Leaving out the pictures, retype the lines from the beginning of the listing through the line containing "const series = [siValues, noValues];".

(Collected data entries)

## Begin

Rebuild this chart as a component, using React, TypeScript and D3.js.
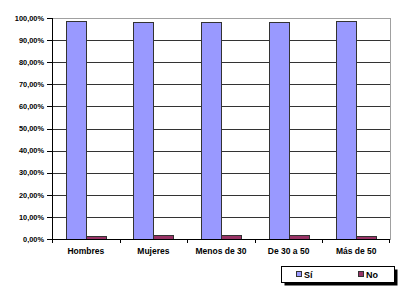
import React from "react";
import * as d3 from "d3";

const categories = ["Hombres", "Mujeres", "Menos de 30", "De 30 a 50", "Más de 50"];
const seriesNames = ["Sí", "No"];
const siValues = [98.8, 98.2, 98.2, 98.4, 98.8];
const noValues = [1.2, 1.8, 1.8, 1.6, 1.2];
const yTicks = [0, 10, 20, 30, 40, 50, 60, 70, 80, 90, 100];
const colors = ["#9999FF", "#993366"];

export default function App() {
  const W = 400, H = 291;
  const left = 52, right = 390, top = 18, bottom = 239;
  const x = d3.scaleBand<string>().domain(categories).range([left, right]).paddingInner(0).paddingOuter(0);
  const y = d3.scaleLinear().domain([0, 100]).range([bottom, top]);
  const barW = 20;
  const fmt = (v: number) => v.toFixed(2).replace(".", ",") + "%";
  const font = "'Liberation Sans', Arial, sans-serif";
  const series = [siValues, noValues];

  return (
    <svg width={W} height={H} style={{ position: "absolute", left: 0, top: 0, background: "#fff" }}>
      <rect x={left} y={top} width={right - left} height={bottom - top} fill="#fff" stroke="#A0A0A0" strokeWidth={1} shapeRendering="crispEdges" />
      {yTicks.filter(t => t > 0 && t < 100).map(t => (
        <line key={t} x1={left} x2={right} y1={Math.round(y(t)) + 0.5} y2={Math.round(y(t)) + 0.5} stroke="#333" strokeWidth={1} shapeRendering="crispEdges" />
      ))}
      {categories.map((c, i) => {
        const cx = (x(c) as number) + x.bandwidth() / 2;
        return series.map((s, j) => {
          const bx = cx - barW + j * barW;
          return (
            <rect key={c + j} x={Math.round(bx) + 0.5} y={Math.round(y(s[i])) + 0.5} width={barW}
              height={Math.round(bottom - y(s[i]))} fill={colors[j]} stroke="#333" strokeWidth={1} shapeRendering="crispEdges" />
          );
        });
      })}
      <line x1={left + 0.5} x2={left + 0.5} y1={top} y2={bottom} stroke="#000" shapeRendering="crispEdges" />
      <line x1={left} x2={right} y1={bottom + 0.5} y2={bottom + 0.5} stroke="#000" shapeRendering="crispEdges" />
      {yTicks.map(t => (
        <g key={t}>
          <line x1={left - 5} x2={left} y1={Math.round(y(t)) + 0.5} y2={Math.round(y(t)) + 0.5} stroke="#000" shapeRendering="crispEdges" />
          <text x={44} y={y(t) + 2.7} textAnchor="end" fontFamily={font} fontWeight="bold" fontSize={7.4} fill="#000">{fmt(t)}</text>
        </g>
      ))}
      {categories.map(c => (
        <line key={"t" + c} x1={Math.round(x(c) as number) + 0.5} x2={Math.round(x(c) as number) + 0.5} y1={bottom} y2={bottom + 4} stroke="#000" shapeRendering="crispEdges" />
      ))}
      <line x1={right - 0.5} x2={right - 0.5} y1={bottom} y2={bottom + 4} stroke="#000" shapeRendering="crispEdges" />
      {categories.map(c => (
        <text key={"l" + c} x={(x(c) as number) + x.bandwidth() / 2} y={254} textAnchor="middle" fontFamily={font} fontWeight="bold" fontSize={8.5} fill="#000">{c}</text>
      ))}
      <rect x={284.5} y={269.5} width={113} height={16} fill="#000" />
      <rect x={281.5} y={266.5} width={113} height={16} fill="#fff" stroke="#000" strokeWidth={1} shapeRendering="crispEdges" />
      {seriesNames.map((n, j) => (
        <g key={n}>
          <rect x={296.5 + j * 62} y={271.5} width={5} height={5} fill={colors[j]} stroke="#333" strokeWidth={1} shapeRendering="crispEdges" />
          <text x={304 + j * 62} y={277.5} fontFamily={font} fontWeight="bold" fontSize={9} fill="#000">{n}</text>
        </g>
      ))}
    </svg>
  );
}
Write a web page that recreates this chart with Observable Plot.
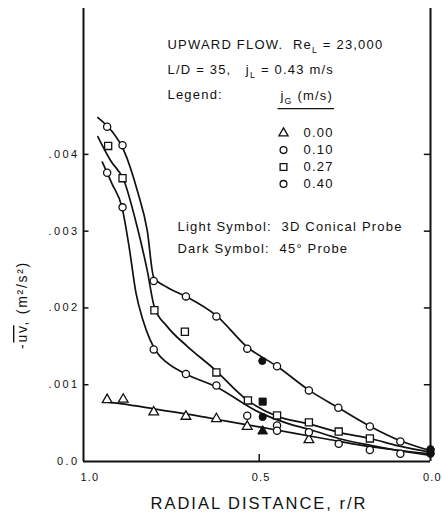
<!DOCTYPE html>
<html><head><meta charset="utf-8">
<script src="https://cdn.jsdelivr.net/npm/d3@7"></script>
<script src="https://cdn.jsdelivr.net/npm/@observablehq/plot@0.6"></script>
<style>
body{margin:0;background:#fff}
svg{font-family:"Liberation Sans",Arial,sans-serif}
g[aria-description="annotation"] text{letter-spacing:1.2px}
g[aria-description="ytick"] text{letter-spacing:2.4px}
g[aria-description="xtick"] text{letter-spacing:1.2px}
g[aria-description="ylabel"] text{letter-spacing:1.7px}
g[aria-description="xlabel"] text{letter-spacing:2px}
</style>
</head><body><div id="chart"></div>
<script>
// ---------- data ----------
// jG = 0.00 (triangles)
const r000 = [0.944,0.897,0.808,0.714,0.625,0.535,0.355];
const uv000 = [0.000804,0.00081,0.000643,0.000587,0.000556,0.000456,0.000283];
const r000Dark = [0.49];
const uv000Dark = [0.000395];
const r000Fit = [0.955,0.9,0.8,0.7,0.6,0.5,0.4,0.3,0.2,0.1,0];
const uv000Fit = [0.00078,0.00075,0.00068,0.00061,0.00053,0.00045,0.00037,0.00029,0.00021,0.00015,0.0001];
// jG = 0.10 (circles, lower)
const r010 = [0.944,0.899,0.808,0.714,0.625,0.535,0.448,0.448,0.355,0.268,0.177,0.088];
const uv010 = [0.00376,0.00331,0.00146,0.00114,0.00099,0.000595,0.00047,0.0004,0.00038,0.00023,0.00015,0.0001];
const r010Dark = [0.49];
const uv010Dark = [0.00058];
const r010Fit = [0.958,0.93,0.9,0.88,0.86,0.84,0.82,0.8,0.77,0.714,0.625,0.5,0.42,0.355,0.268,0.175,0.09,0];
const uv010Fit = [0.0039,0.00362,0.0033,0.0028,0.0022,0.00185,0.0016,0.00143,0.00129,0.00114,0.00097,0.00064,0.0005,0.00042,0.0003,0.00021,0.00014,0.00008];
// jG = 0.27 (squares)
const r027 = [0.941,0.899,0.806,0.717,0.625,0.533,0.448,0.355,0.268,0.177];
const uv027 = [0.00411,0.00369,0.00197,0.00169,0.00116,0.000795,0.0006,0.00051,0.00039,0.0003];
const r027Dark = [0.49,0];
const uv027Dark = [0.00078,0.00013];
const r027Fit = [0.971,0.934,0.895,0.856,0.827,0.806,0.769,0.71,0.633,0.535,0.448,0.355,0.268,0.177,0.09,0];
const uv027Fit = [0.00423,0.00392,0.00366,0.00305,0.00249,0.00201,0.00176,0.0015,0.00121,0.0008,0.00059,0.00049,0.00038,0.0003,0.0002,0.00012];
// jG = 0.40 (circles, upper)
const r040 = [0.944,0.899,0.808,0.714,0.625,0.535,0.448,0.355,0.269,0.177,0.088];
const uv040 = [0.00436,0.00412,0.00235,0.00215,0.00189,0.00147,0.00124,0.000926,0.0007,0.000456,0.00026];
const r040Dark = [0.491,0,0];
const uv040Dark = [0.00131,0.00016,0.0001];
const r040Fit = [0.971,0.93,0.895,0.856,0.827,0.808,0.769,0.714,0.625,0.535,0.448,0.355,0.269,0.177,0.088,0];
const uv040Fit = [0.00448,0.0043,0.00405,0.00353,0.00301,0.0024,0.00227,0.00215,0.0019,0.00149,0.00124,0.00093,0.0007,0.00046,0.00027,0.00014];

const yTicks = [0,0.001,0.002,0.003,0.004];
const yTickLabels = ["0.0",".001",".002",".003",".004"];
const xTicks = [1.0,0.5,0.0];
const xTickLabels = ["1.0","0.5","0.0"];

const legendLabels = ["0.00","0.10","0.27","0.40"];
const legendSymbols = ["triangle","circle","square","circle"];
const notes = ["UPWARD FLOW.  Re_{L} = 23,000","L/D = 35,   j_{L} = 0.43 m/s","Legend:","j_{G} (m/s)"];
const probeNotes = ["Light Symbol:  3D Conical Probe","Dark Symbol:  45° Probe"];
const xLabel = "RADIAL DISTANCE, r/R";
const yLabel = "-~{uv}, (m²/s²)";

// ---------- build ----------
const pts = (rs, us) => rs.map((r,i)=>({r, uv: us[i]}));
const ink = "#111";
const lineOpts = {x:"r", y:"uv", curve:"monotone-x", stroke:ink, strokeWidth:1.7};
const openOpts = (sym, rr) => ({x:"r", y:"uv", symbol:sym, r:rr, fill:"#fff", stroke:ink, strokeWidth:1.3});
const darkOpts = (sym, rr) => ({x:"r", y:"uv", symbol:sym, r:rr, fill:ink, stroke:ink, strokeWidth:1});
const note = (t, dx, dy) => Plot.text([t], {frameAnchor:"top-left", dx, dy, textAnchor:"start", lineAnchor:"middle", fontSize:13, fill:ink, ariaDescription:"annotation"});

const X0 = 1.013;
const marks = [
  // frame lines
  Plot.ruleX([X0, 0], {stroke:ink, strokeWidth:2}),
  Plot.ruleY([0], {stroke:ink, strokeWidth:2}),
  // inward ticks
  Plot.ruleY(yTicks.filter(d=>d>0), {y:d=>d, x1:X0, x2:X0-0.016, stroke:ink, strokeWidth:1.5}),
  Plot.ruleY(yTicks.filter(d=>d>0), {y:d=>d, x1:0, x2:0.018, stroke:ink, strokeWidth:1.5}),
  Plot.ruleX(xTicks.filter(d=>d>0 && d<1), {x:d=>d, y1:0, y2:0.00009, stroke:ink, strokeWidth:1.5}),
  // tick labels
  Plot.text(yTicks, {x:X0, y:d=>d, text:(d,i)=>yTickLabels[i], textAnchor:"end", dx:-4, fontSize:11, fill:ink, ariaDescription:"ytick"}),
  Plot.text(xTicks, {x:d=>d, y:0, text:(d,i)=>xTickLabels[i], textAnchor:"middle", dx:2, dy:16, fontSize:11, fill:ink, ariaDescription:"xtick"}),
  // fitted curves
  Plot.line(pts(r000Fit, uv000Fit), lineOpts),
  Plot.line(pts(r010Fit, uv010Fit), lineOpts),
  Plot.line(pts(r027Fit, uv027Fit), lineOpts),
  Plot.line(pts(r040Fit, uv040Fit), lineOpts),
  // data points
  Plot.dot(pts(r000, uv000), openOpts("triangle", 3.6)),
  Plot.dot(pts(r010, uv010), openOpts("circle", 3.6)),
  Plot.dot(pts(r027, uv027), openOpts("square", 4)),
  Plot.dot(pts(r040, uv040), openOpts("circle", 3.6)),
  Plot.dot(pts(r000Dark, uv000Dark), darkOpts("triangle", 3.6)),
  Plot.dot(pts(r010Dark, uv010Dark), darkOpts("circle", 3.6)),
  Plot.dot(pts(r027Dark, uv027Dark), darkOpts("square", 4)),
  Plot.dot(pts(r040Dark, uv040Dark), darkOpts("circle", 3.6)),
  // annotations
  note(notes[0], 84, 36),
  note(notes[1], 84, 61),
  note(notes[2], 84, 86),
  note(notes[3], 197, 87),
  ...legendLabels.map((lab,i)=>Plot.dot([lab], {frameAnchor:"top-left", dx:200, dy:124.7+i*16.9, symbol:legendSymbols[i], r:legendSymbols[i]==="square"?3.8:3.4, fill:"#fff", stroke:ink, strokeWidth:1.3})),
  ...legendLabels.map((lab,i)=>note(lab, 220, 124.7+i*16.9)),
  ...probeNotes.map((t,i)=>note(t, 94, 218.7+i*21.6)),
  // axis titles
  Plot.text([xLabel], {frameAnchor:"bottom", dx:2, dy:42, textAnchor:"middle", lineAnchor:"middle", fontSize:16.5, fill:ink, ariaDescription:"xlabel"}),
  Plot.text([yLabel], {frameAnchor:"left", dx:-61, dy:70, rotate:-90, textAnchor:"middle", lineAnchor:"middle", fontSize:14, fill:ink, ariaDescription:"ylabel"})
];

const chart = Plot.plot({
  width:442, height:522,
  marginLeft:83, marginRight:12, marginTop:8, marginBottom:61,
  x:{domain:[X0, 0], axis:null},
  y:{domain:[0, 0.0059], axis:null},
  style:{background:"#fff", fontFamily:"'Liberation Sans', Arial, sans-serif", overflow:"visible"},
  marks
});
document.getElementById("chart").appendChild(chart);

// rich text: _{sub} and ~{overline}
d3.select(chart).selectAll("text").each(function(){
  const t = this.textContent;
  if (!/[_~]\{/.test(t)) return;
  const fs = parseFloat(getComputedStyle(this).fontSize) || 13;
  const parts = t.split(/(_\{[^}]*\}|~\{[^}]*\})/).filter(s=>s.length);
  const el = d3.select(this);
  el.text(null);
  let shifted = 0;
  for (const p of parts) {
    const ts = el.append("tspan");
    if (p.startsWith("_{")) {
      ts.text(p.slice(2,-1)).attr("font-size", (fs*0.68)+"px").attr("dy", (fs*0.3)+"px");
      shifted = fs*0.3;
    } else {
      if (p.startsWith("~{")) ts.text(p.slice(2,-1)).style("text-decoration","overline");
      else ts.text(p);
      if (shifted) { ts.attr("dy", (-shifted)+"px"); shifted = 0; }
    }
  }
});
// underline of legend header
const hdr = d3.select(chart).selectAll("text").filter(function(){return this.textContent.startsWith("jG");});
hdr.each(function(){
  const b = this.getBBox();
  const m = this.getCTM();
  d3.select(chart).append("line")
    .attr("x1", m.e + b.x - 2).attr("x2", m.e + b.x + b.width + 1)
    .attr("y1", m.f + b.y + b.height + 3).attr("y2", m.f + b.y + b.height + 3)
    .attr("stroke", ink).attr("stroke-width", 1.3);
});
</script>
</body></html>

## End

> **ANSWER**
Rebuild this chart as a component, using React, TypeScript and D3.js.
import React from "react";
import * as d3 from "d3";

const categories = ["Hombres", "Mujeres", "Menos de 30", "De 30 a 50", "Más de 50"];
const seriesNames = ["Sí", "No"];
const siValues = [98.8, 98.2, 98.2, 98.4, 98.8];
const noValues = [1.2, 1.8, 1.8, 1.6, 1.2];
const yTicks = [0, 10, 20, 30, 40, 50, 60, 70, 80, 90, 100];
const colors = ["#9999FF", "#993366"];

export default function App() {
  const W = 400, H = 291;
  const left = 52, right = 390, top = 18, bottom = 239;
  const x = d3.scaleBand<string>().domain(categories).range([left, right]).paddingInner(0).paddingOuter(0);
  const y = d3.scaleLinear().domain([0, 100]).range([bottom, top]);
  const barW = 20;
  const fmt = (v: number) => v.toFixed(2).replace(".", ",") + "%";
  const font = "'Liberation Sans', Arial, sans-serif";
  const series = [siValues, noValues];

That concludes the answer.